::: Material for this exercise
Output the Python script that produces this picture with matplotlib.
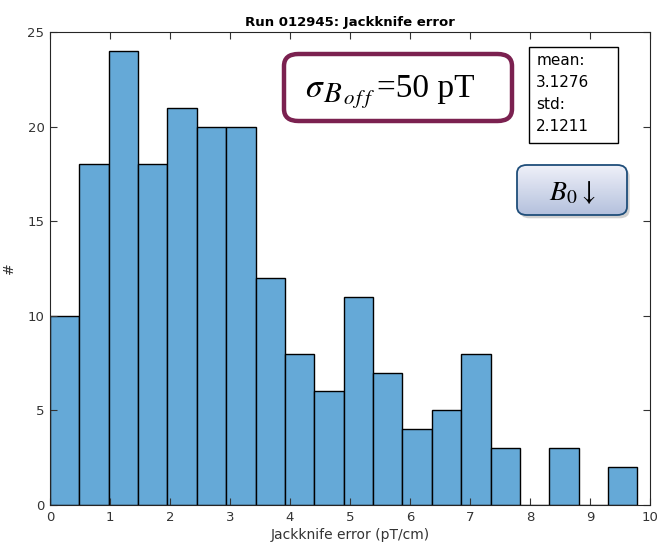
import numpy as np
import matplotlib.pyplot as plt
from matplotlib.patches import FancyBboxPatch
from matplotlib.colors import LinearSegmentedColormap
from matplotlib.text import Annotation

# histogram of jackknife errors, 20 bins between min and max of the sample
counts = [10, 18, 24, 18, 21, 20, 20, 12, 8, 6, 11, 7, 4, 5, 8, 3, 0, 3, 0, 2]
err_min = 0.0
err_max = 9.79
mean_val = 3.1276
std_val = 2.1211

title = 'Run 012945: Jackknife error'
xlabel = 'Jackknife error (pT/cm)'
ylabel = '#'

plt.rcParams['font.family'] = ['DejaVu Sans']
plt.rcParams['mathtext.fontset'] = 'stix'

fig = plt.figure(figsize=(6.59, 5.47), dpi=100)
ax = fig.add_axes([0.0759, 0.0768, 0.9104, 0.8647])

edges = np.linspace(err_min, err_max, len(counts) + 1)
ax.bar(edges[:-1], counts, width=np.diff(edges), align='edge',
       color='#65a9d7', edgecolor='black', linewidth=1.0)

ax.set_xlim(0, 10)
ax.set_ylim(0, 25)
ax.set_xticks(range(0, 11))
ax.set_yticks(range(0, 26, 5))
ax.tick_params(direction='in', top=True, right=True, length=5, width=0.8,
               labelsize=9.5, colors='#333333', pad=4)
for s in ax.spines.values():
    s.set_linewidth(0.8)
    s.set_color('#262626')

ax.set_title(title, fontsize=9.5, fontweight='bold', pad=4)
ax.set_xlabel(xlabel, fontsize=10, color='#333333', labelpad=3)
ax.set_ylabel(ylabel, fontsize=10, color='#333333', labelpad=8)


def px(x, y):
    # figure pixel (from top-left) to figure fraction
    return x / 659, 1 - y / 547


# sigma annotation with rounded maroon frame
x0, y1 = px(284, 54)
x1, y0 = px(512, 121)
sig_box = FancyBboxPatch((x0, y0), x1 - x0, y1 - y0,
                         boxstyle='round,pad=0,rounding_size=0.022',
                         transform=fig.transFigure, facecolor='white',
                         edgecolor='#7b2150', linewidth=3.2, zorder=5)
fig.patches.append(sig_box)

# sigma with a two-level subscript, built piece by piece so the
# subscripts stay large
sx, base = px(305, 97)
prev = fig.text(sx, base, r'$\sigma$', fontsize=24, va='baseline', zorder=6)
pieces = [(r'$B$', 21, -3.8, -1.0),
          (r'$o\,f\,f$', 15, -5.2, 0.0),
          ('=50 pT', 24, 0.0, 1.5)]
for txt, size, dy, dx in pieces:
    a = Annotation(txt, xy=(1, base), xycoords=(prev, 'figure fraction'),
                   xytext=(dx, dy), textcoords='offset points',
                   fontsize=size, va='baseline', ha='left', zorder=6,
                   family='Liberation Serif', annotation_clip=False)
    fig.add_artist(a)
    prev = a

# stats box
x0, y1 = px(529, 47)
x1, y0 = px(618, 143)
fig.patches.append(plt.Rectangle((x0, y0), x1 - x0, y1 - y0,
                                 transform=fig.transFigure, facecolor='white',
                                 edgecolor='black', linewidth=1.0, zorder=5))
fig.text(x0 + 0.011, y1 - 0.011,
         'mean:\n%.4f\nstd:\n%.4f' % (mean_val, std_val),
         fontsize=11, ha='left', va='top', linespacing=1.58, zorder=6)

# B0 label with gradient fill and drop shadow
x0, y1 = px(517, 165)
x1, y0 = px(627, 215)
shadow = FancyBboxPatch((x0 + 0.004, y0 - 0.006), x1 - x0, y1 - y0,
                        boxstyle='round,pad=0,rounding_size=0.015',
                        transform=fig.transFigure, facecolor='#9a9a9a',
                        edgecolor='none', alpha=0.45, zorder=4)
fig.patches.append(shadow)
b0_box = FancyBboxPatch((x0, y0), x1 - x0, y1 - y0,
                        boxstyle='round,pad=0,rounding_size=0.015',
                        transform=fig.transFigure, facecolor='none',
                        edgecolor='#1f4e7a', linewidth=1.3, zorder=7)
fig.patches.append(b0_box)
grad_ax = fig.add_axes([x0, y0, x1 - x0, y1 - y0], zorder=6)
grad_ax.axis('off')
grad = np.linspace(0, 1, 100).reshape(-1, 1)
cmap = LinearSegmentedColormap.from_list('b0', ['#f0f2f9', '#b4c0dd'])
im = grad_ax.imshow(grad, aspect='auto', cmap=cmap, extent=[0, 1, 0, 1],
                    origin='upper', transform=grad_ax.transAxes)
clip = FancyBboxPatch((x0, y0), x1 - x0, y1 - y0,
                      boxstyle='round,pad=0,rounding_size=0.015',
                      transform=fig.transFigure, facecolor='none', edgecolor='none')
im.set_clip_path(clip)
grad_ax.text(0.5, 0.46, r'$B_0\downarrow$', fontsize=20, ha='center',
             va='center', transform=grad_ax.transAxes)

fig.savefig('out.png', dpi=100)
::::::
::: Material for this exercise
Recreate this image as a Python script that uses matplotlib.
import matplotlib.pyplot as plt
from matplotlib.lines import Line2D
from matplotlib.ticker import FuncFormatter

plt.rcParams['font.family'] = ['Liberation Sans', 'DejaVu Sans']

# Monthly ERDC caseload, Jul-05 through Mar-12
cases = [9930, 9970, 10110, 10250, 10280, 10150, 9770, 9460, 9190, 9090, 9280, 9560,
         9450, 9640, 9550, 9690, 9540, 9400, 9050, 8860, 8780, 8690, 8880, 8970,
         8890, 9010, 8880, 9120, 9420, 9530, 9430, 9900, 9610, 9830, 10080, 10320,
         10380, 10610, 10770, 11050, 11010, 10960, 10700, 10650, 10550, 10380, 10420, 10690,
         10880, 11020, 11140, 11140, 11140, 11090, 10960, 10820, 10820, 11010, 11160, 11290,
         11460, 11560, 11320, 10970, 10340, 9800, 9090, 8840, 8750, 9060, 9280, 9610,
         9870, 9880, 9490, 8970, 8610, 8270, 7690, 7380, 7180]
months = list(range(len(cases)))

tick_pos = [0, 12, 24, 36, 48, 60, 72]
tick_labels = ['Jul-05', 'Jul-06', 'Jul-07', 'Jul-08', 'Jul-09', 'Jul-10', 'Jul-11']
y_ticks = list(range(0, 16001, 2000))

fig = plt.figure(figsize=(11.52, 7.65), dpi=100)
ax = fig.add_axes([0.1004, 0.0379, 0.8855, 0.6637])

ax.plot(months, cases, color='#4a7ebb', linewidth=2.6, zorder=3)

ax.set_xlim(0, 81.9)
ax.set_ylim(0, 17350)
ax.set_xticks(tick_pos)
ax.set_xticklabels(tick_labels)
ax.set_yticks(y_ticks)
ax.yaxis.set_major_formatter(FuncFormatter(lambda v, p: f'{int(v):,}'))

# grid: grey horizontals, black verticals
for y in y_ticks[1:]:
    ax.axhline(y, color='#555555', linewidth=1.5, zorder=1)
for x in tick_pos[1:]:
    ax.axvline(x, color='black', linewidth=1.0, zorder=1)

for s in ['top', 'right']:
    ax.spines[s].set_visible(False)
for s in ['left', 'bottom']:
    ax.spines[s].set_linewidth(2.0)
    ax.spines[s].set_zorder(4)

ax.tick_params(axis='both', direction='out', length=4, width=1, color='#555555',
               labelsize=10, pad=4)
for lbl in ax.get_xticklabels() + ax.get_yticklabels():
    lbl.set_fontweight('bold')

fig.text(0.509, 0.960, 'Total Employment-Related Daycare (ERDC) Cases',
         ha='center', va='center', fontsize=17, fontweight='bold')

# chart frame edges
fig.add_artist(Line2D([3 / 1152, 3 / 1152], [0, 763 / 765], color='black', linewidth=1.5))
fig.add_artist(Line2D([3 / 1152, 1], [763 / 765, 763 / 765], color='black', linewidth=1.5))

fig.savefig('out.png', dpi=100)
::::::
* **What the task asks**: Do not include pictures. Give again exactly the lines starting at the one with "Output the Python" and ending at the one with "ax = fig.add_axes([0.0759, 0.0768, 0.9104, 0.8647])", both included.

* **Written answer**:
Output the Python script that produces this picture with matplotlib.
import numpy as np
import matplotlib.pyplot as plt
from matplotlib.patches import FancyBboxPatch
from matplotlib.colors import LinearSegmentedColormap
from matplotlib.text import Annotation

# histogram of jackknife errors, 20 bins between min and max of the sample
counts = [10, 18, 24, 18, 21, 20, 20, 12, 8, 6, 11, 7, 4, 5, 8, 3, 0, 3, 0, 2]
err_min = 0.0
err_max = 9.79
mean_val = 3.1276
std_val = 2.1211

title = 'Run 012945: Jackknife error'
xlabel = 'Jackknife error (pT/cm)'
ylabel = '#'

plt.rcParams['font.family'] = ['DejaVu Sans']
plt.rcParams['mathtext.fontset'] = 'stix'

fig = plt.figure(figsize=(6.59, 5.47), dpi=100)
ax = fig.add_axes([0.0759, 0.0768, 0.9104, 0.8647])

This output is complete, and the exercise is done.